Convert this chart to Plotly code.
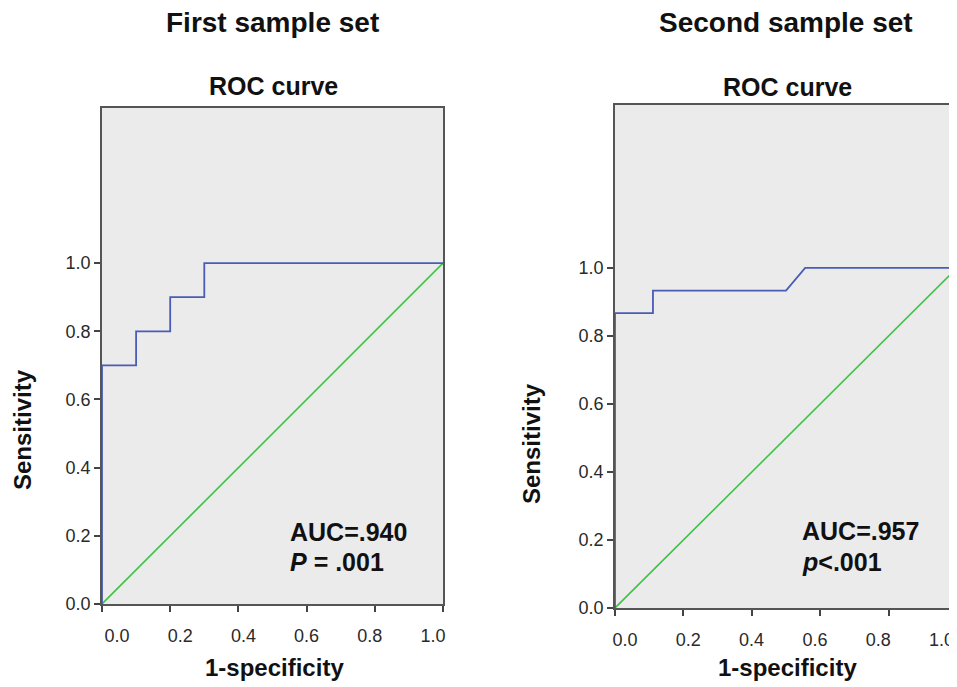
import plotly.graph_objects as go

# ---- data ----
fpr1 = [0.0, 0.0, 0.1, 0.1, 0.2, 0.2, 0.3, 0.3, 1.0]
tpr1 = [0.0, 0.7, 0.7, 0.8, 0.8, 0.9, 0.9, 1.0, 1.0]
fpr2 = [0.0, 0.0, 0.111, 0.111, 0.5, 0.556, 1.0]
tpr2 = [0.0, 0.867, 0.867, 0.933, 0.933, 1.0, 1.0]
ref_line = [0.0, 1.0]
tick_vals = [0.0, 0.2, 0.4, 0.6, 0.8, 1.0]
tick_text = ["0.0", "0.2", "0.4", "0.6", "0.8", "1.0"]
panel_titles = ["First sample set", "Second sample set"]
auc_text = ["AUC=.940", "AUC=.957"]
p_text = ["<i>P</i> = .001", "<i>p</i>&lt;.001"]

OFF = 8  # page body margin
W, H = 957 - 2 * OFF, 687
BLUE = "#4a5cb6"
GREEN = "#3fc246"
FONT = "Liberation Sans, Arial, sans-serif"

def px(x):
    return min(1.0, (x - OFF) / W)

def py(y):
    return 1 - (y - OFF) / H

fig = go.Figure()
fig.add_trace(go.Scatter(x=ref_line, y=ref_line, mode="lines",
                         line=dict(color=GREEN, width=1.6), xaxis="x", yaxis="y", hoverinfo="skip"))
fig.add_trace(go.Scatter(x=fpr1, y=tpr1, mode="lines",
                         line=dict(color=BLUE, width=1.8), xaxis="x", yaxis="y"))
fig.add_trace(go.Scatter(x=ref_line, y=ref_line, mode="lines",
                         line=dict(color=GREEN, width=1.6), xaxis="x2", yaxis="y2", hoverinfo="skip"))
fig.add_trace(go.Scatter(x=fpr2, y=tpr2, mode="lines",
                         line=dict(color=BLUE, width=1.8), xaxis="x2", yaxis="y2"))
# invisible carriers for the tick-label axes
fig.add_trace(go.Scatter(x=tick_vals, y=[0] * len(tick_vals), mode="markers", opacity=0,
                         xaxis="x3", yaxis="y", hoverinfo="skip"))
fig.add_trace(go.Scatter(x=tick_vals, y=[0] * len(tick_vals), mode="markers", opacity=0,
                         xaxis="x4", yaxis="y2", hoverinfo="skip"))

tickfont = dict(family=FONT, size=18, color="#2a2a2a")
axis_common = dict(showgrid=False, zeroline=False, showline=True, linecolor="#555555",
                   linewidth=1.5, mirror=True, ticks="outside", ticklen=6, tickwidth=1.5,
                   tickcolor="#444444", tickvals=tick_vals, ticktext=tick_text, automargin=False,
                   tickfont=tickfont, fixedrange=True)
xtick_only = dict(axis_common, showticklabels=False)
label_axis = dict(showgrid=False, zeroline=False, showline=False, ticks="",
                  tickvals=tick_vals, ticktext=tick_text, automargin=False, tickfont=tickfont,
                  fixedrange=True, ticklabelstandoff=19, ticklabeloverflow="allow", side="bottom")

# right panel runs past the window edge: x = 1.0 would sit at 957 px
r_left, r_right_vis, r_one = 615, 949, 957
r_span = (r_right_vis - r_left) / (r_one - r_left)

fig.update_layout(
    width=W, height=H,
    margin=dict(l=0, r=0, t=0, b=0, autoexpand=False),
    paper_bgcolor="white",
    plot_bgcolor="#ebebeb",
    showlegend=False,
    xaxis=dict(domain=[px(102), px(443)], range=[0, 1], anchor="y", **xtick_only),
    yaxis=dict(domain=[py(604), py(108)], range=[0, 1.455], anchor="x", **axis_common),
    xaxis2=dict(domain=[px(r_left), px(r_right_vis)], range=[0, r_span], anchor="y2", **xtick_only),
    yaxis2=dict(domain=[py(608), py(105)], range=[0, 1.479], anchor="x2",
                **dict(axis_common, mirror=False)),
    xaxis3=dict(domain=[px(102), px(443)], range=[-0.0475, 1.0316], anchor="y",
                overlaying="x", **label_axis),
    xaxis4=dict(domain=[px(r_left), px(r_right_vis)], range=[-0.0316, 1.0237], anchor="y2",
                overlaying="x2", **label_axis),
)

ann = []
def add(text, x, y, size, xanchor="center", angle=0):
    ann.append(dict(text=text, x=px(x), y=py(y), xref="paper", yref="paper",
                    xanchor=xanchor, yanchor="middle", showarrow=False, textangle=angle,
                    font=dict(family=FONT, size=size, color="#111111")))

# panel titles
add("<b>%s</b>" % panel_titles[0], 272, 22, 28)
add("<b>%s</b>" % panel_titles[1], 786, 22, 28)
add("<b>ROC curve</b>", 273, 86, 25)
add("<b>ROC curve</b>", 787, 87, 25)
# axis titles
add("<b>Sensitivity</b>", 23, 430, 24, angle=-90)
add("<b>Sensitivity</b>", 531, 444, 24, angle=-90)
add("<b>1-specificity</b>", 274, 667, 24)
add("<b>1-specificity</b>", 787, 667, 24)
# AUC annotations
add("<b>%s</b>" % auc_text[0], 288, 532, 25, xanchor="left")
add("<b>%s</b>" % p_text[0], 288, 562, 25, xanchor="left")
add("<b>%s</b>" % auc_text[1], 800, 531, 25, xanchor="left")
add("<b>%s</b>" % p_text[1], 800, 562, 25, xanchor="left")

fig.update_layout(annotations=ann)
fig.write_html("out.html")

_ _ _ _

# [Request]
Restate the data above word for word. Do not include the images.

# [Solution for this task]
Convert this chart to Plotly code.
import plotly.graph_objects as go

# ---- data ----
fpr1 = [0.0, 0.0, 0.1, 0.1, 0.2, 0.2, 0.3, 0.3, 1.0]
tpr1 = [0.0, 0.7, 0.7, 0.8, 0.8, 0.9, 0.9, 1.0, 1.0]
fpr2 = [0.0, 0.0, 0.111, 0.111, 0.5, 0.556, 1.0]
tpr2 = [0.0, 0.867, 0.867, 0.933, 0.933, 1.0, 1.0]
ref_line = [0.0, 1.0]
tick_vals = [0.0, 0.2, 0.4, 0.6, 0.8, 1.0]
tick_text = ["0.0", "0.2", "0.4", "0.6", "0.8", "1.0"]
panel_titles = ["First sample set", "Second sample set"]
auc_text = ["AUC=.940", "AUC=.957"]
p_text = ["<i>P</i> = .001", "<i>p</i>&lt;.001"]

OFF = 8  # page body margin
W, H = 957 - 2 * OFF, 687
BLUE = "#4a5cb6"
GREEN = "#3fc246"
FONT = "Liberation Sans, Arial, sans-serif"

def px(x):
    return min(1.0, (x - OFF) / W)

def py(y):
    return 1 - (y - OFF) / H

fig = go.Figure()
fig.add_trace(go.Scatter(x=ref_line, y=ref_line, mode="lines",
                         line=dict(color=GREEN, width=1.6), xaxis="x", yaxis="y", hoverinfo="skip"))
fig.add_trace(go.Scatter(x=fpr1, y=tpr1, mode="lines",
                         line=dict(color=BLUE, width=1.8), xaxis="x", yaxis="y"))
fig.add_trace(go.Scatter(x=ref_line, y=ref_line, mode="lines",
                         line=dict(color=GREEN, width=1.6), xaxis="x2", yaxis="y2", hoverinfo="skip"))
fig.add_trace(go.Scatter(x=fpr2, y=tpr2, mode="lines",
                         line=dict(color=BLUE, width=1.8), xaxis="x2", yaxis="y2"))
# invisible carriers for the tick-label axes
fig.add_trace(go.Scatter(x=tick_vals, y=[0] * len(tick_vals), mode="markers", opacity=0,
                         xaxis="x3", yaxis="y", hoverinfo="skip"))
fig.add_trace(go.Scatter(x=tick_vals, y=[0] * len(tick_vals), mode="markers", opacity=0,
                         xaxis="x4", yaxis="y2", hoverinfo="skip"))

tickfont = dict(family=FONT, size=18, color="#2a2a2a")
axis_common = dict(showgrid=False, zeroline=False, showline=True, linecolor="#555555",
                   linewidth=1.5, mirror=True, ticks="outside", ticklen=6, tickwidth=1.5,
                   tickcolor="#444444", tickvals=tick_vals, ticktext=tick_text, automargin=False,
                   tickfont=tickfont, fixedrange=True)
xtick_only = dict(axis_common, showticklabels=False)
label_axis = dict(showgrid=False, zeroline=False, showline=False, ticks="",
                  tickvals=tick_vals, ticktext=tick_text, automargin=False, tickfont=tickfont,
                  fixedrange=True, ticklabelstandoff=19, ticklabeloverflow="allow", side="bottom")

# right panel runs past the window edge: x = 1.0 would sit at 957 px
r_left, r_right_vis, r_one = 615, 949, 957
r_span = (r_right_vis - r_left) / (r_one - r_left)

fig.update_layout(
    width=W, height=H,
    margin=dict(l=0, r=0, t=0, b=0, autoexpand=False),
    paper_bgcolor="white",
    plot_bgcolor="#ebebeb",
    showlegend=False,
    xaxis=dict(domain=[px(102), px(443)], range=[0, 1], anchor="y", **xtick_only),
    yaxis=dict(domain=[py(604), py(108)], range=[0, 1.455], anchor="x", **axis_common),
    xaxis2=dict(domain=[px(r_left), px(r_right_vis)], range=[0, r_span], anchor="y2", **xtick_only),
    yaxis2=dict(domain=[py(608), py(105)], range=[0, 1.479], anchor="x2",
                **dict(axis_common, mirror=False)),
    xaxis3=dict(domain=[px(102), px(443)], range=[-0.0475, 1.0316], anchor="y",
                overlaying="x", **label_axis),
    xaxis4=dict(domain=[px(r_left), px(r_right_vis)], range=[-0.0316, 1.0237], anchor="y2",
                overlaying="x2", **label_axis),
)

ann = []
def add(text, x, y, size, xanchor="center", angle=0):
    ann.append(dict(text=text, x=px(x), y=py(y), xref="paper", yref="paper",
                    xanchor=xanchor, yanchor="middle", showarrow=False, textangle=angle,
                    font=dict(family=FONT, size=size, color="#111111")))

# panel titles
add("<b>%s</b>" % panel_titles[0], 272, 22, 28)
add("<b>%s</b>" % panel_titles[1], 786, 22, 28)
add("<b>ROC curve</b>", 273, 86, 25)
add("<b>ROC curve</b>", 787, 87, 25)
# axis titles
add("<b>Sensitivity</b>", 23, 430, 24, angle=-90)
add("<b>Sensitivity</b>", 531, 444, 24, angle=-90)
add("<b>1-specificity</b>", 274, 667, 24)
add("<b>1-specificity</b>", 787, 667, 24)
# AUC annotations
add("<b>%s</b>" % auc_text[0], 288, 532, 25, xanchor="left")
add("<b>%s</b>" % p_text[0], 288, 562, 25, xanchor="left")
add("<b>%s</b>" % auc_text[1], 800, 531, 25, xanchor="left")
add("<b>%s</b>" % p_text[1], 800, 562, 25, xanchor="left")

fig.update_layout(annotations=ann)
fig.write_html("out.html")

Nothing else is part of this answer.